Thursday, April 21, 2016

US-Canada Pact Eases Arctic Fears

The Transocean Polar Pioneer, a semi-submersible drilling unit leased by Shell, was used to explore Arctic deposits. (Photograph Credit: Daniella Beccaria/AP) Click to Enlarge.
A joint pledge by the US and Canada to reduce methane emissions for oil and gas activities in the Arctic and limit fossil fuel extraction is putting pressure on Russia to follow suit.

The pledge was in response to increasing concern across the world at the intention of the eight nations with territorial claims in the Arctic to exploit its resources, even though this risks making climate change far worse.

At the poles, the Earth is warming twice as fast as the global average.  In the Arctic this is disrupting the way of life of about 13 million people – including about 10 per cent who are indigenous – and adversely affecting countless other organisms.

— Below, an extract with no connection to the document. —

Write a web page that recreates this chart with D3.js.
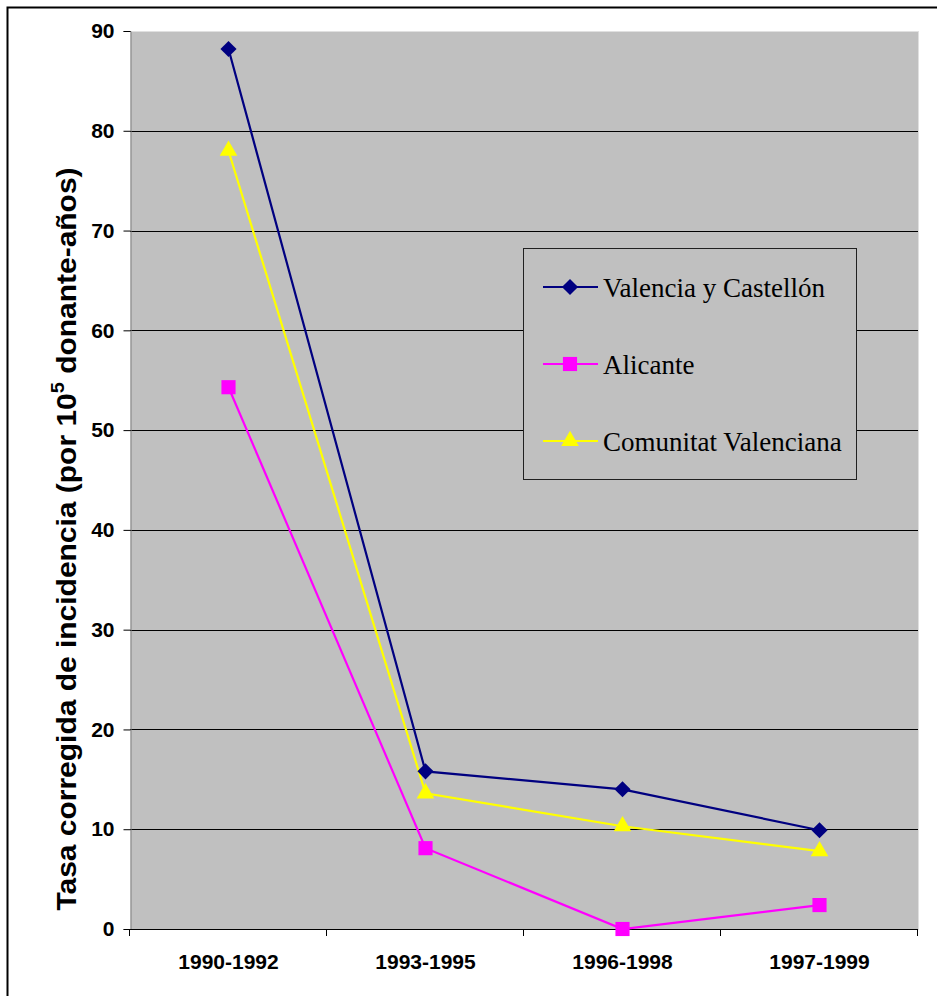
<!DOCTYPE html>
<html>
<head>
<meta charset="utf-8">
<script src="https://cdn.jsdelivr.net/npm/d3@7"></script>
<style>
  html, body { margin: 0; padding: 0; background: #fff; }
  svg { display: block; }
</style>
</head>
<body>
<svg id="chart" width="937" height="996"></svg>
<script>
// Periods and corrected incidence rates per 10^5 donor-years
const periods = ["1990-1992", "1993-1995", "1996-1998", "1997-1999"];
const valenciaCastellon = [88.2, 15.8, 14.0, 9.9];
const alicante = [54.3, 8.1, 0.0, 2.4];
const comunitat = [78.0, 13.6, 10.3, 7.8];
const yTicks = [0, 10, 20, 30, 40, 50, 60, 70, 80, 90];

const series = [
  { name: "Valencia y Castellón", values: valenciaCastellon, color: "#000080", symbol: d3.symbolSquare, size: 130, rotate: 45 },
  { name: "Alicante", values: alicante, color: "#FF00FF", symbol: d3.symbolSquare, size: 200, rotate: 0 },
  { name: "Comunitat Valenciana", values: comunitat, color: "#FFFF00", symbol: d3.symbolTriangle, size: 135, rotate: 0 }
];

const svg = d3.select("#chart");
const plot = { left: 130, top: 31, right: 918, bottom: 929 };
const axisFont = "Liberation Sans, Arial, sans-serif";

// Outer frame
svg.append("path")
  .attr("d", "M7.5,996 V7.5 H937")
  .attr("fill", "none").attr("stroke", "#000").attr("stroke-width", 2);

const x = d3.scaleBand().domain(periods).range([plot.left, plot.right]);
const y = d3.scaleLinear().domain([0, 90]).range([plot.bottom, plot.top]);

// Plot background
svg.append("rect")
  .attr("x", plot.left + 0.5).attr("y", plot.top + 0.5)
  .attr("width", plot.right - plot.left).attr("height", plot.bottom - plot.top)
  .attr("fill", "#C0C0C0")
  .attr("stroke", "#E0E0E0").attr("stroke-width", 1);

// Horizontal gridlines
svg.append("g")
  .selectAll("line")
  .data(yTicks.filter(t => t > 0 && t < 90))
  .join("line")
  .attr("x1", plot.left).attr("x2", plot.right)
  .attr("y1", d => Math.round(y(d)) + 0.5).attr("y2", d => Math.round(y(d)) + 0.5)
  .attr("stroke", "#000").attr("stroke-width", 1);

// Y axis
const yAxis = svg.append("g")
  .attr("transform", `translate(${plot.left + 0.5},0)`)
  .call(d3.axisLeft(y).tickValues(yTicks).tickSize(7).tickPadding(9));
yAxis.select(".domain").attr("stroke", "#808080");
yAxis.selectAll(".tick line").attr("stroke", "#000");
yAxis.selectAll("text")
  .attr("font-family", axisFont)
  .attr("font-weight", "bold").attr("font-size", 21).attr("fill", "#000");

// X axis with ticks at category boundaries
const xAxisG = svg.append("g").attr("transform", `translate(0,${plot.bottom})`);
xAxisG.append("line")
  .attr("x1", plot.left).attr("x2", plot.right).attr("y1", 0.5).attr("y2", 0.5)
  .attr("stroke", "#000").attr("stroke-width", 1);
const boundaries = periods.map(p => x(p)).concat([x(periods[periods.length - 1]) + x.bandwidth()]);
xAxisG.selectAll("line.tk")
  .data(boundaries)
  .join("line").attr("class", "tk")
  .attr("x1", d => Math.round(d) - 0.5).attr("x2", d => Math.round(d) - 0.5)
  .attr("y1", 0).attr("y2", 7)
  .attr("stroke", "#000");
xAxisG.selectAll("text")
  .data(periods)
  .join("text")
  .attr("x", d => x(d) + x.bandwidth() / 2)
  .attr("y", 40)
  .attr("text-anchor", "middle")
  .attr("font-family", axisFont)
  .attr("font-weight", "bold").attr("font-size", 21)
  .text(d => d);

// Y axis title (slightly stretched along its length)
const title = svg.append("text")
  .attr("transform", "translate(76,539) rotate(-90) scale(1.11,1)")
  .attr("text-anchor", "middle")
  .attr("font-family", axisFont)
  .attr("font-weight", "bold").attr("font-size", 27);
title.append("tspan").text("Tasa corregida de incidencia (por 10");
title.append("tspan").attr("font-size", 18).attr("dy", -12).text("5");
title.append("tspan").attr("dy", 12).text(" donante-años)");

// Series lines and markers
const cx = i => x(periods[i]) + x.bandwidth() / 2;
const line = d3.line()
  .x((d, i) => cx(i))
  .y(d => y(d));

series.forEach(s => {
  svg.append("path")
    .datum(s.values)
    .attr("d", line)
    .attr("fill", "none")
    .attr("stroke", s.color)
    .attr("stroke-width", 2.2);
});
series.forEach(s => {
  svg.append("g")
    .selectAll("path")
    .data(s.values)
    .join("path")
    .attr("transform", (d, i) => `translate(${cx(i)},${y(d)}) rotate(${s.rotate})`)
    .attr("d", d3.symbol().type(s.symbol).size(s.size))
    .attr("fill", s.color);
});

// Legend
const legend = svg.append("g").attr("transform", "translate(523,248)");
legend.append("rect")
  .attr("x", 0.5).attr("y", 0.5).attr("width", 333).attr("height", 231)
  .attr("fill", "#C0C0C0").attr("stroke", "#202020").attr("stroke-width", 1);
series.forEach((s, i) => {
  const cy = 39 + i * 77;
  const row = legend.append("g").attr("transform", `translate(0,${cy})`);
  row.append("line")
    .attr("x1", 20).attr("x2", 75).attr("y1", 0).attr("y2", 0)
    .attr("stroke", s.color).attr("stroke-width", 2.2);
  row.append("path")
    .attr("transform", `translate(47,0) rotate(${s.rotate})`)
    .attr("d", d3.symbol().type(s.symbol).size(s.size))
    .attr("fill", s.color);
  row.append("text")
    .attr("x", 80).attr("y", 10)
    .attr("font-family", "Liberation Serif, Times New Roman, serif")
    .attr("font-size", 27)
    .text(s.name);
});
</script>
</body>
</html>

Increased ice melt is opening new sea routes from the Atlantic to the Pacific Ocean, and is tempting oil and gas companies to dream about new fossil fuel riches onshore and offshore in the warming environment.

More shipping and an extraction boom will not only release more greenhouse gases, but also add to the Arctic’s burden of black carbon, or soot, which darkens land and ice, further speeding up melting.

Thus the Arctic is in the ironic position of being the most vulnerable populated region to climate change and also an untapped trove of climate change’s primary cause.